May 14, 2021

Every Pop-Country Artist’s Next Album to Be “Country as Hell”

Spurred on by the popularity of somewhat neo-traditional artists Jon Pardi and Luke Combs, nearly every pop-country artist vowed this week that their next release will be “country as hell.” 

“We’re even bringing in a violin player!” smiled Kane Brown, in studio working on his proper follow-up to 2019’s Experiment. “It’s gonna be country as hell!” Brown was said to be drinking moonshine from a jar and wearing steel toe work boots in the vocal booth to get into character. 


Thomas Rhett recently released the album Country Again, Side A, which features two songs with the word ‘country’ in the title. “Yeah, we saw the writing on the wall…. errr, I mean, we felt that this was the natural evolution of my sound.” said Rhett.
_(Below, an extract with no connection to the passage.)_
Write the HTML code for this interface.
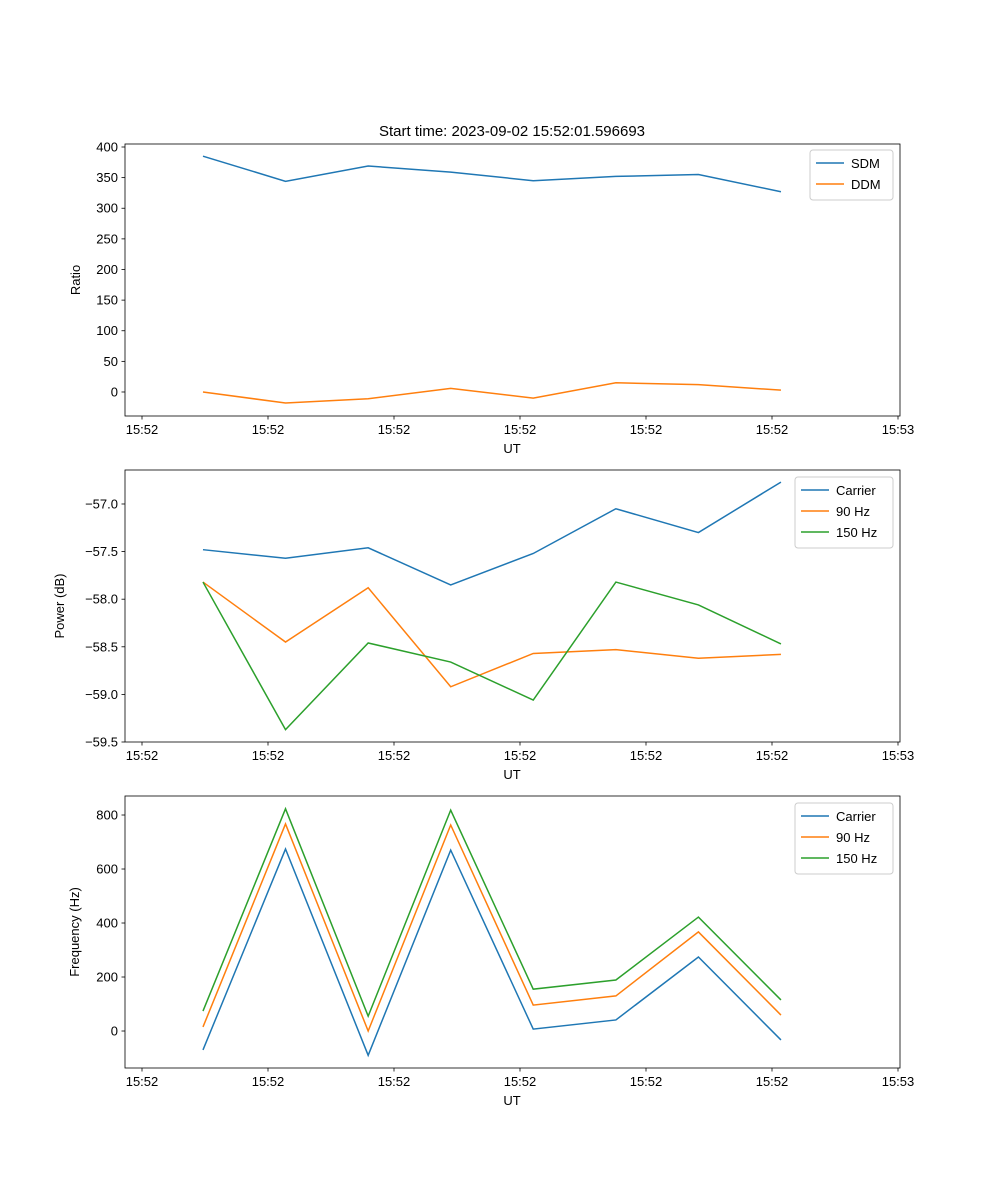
<!DOCTYPE html>
<html><head><meta charset="utf-8"><style>
body{margin:0;background:#fff}
svg{display:block;font-family:"Liberation Sans","DejaVu Sans",sans-serif}
</style></head><body>
<svg id="fig" width="1000" height="1200" viewBox="0 0 1000 1200" xmlns="http://www.w3.org/2000/svg">
<rect width="1000" height="1200" fill="#fff"/>
<text x="512" y="136" text-anchor="middle" font-size="15">Start time: 2023-09-02 15:52:01.596693</text>
</svg>
<script>
const times=[4.84,11.39,17.95,24.50,31.05,37.61,44.16,50.71];
const xTickVals=[0,10,20,30,40,50,60];
const xTickLabels=["15:52","15:52","15:52","15:52","15:52","15:52","15:53"];
const sdm=[385,344,369,359,345,352,355,327];
const ddm=[0,-18,-11,6,-10,15,12,3];
const ratioTicks=[0,50,100,150,200,250,300,350,400];
const powCarrier=[-57.48,-57.57,-57.46,-57.85,-57.52,-57.05,-57.30,-56.77];
const pow90=[-57.82,-58.45,-57.88,-58.92,-58.57,-58.53,-58.62,-58.58];
const pow150=[-57.82,-59.37,-58.46,-58.66,-59.06,-57.82,-58.06,-58.47];
const powTicks=[-59.5,-59.0,-58.5,-58.0,-57.5,-57.0];
const freqCarrier=[-70,674,-90,670,7,41,274,-33];
const freq90=[15,767,0,763,96,130,367,59];
const freq150=[74,823,55,818,155,189,422,115];
const freqTicks=[0,200,400,600,800];

const NS="http://www.w3.org/2000/svg";
const svg=document.getElementById('fig');
function el(tag,attrs,parent){const e=document.createElementNS(NS,tag);for(const k in attrs)e.setAttribute(k,attrs[k]);(parent||svg).appendChild(e);return e;}
const L=125,R=900;
const xScale=t=>142+(t-0)*12.6;
const C=["#1f77b4","#ff7f0e","#2ca02c"];

function panel(name,top,bottom,ymin,ymax,ticks,fmt,ylabel,series,legend){
  const g=el('g',{});
  
  
  const ys=v=>bottom-(v-ymin)/(ymax-ymin)*(bottom-top);
  series.forEach((s,i)=>{
    const p=el('polyline',{points:s.vals.map((v,j)=>xScale(times[j]).toFixed(2)+','+ys(v).toFixed(2)).join(' '),fill:'none',stroke:C[i],'stroke-width':1.5},g);
    
    
  });
  const fr=el('rect',{x:L,y:top,width:R-L,height:bottom-top,fill:'none',stroke:'#000','stroke-width':0.8},g);
  
  
  xTickVals.forEach((t,i)=>{
    const x=xScale(t);
    el('line',{x1:x,x2:x,y1:bottom,y2:bottom+3.5,stroke:'#000','stroke-width':0.8},g);
    const tx=el('text',{x:x,y:bottom+18,'text-anchor':'middle','font-size':13},g);
    tx.textContent=xTickLabels[i];
    
    
  });
  const xl=el('text',{x:512,y:bottom+37,'text-anchor':'middle','font-size':13},g);
  xl.textContent='UT';
  
  
  ticks.forEach(v=>{
    const y=ys(v);
    el('line',{x1:L-3.5,x2:L,y1:y,y2:y,stroke:'#000','stroke-width':0.8},g);
    const tx=el('text',{x:L-7,y:y+4.5,'text-anchor':'end','font-size':13},g);
    tx.textContent=fmt(v);
    
    
  });
  const yl=el('text',{x:0,y:0,'text-anchor':'middle','font-size':13,transform:`translate(${legend.ylx},${(top+bottom)/2}) rotate(-90)`},g);
  yl.textContent=ylabel;
  
  
  const lg=el('g',{},g);
  
  
  el('rect',{x:legend.x,y:legend.y,width:legend.w,height:8+series.length*21,rx:3,fill:'#fff',stroke:'#ccc','stroke-width':1},lg);
  series.forEach((s,i)=>{
    const yy=legend.y+13+i*21;
    el('line',{x1:legend.x+6,x2:legend.x+34,y1:yy,y2:yy,stroke:C[i],'stroke-width':1.5},lg);
    const t=el('text',{x:legend.x+41,y:yy+5,'font-size':13},lg);
    t.textContent=s.label;
    
    
  });
}
panel('ratio',144,416,-39.2,404.9,ratioTicks,v=>String(v),'Ratio',
  [{key:'sdm',label:'SDM',vals:sdm},{key:'ddm',label:'DDM',vals:ddm}],{x:810,y:150,w:83,ylx:80});
panel('power',470,742,-59.5,-56.643,powTicks,v=>(v<0?'\u2212':'')+Math.abs(v).toFixed(1),'Power (dB)',
  [{key:'carrier',label:'Carrier',vals:powCarrier},{key:'90hz',label:'90 Hz',vals:pow90},{key:'150hz',label:'150 Hz',vals:pow150}],{x:795,y:477,w:98,ylx:64});
panel('frequency',796,1068,-137,870.4,freqTicks,v=>String(v),'Frequency (Hz)',
  [{key:'carrier',label:'Carrier',vals:freqCarrier},{key:'90hz',label:'90 Hz',vals:freq90},{key:'150hz',label:'150 Hz',vals:freq150}],{x:795,y:803,w:98,ylx:79});
</script>
</body></html>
Critics and naysayers were skeptical but modestly surprised with the results.


The changing tides in Nashville have even spurred a peculiar support industry - the “country life coach.” Consultants have hired on with several pop-country artists to help them work on their authenticity, which seems ironic. “We’ve put (name excluded) on a diet of fried foods and got him out of the gym into the hog barn, ha.” said Richard Perkins, an authenticity coach. “We’ve taught him what a steel guitar is, and how to tie a trot line, not just sing about one.” 


While the trend toward more organic and source-oriented country music is not unwelcome, one must question the motives for the turn. D-Lister Dylan Scott told us “Well, my management somehow works me a hit or two a year, but nobody’s ever heard of me; we had to do something …so we’re in the studio working on some country as hell country!” smiled the burly Louisiana native. 


At press time, Sam Hunt had no plans to stop talk singing about small town breakups over trap beats.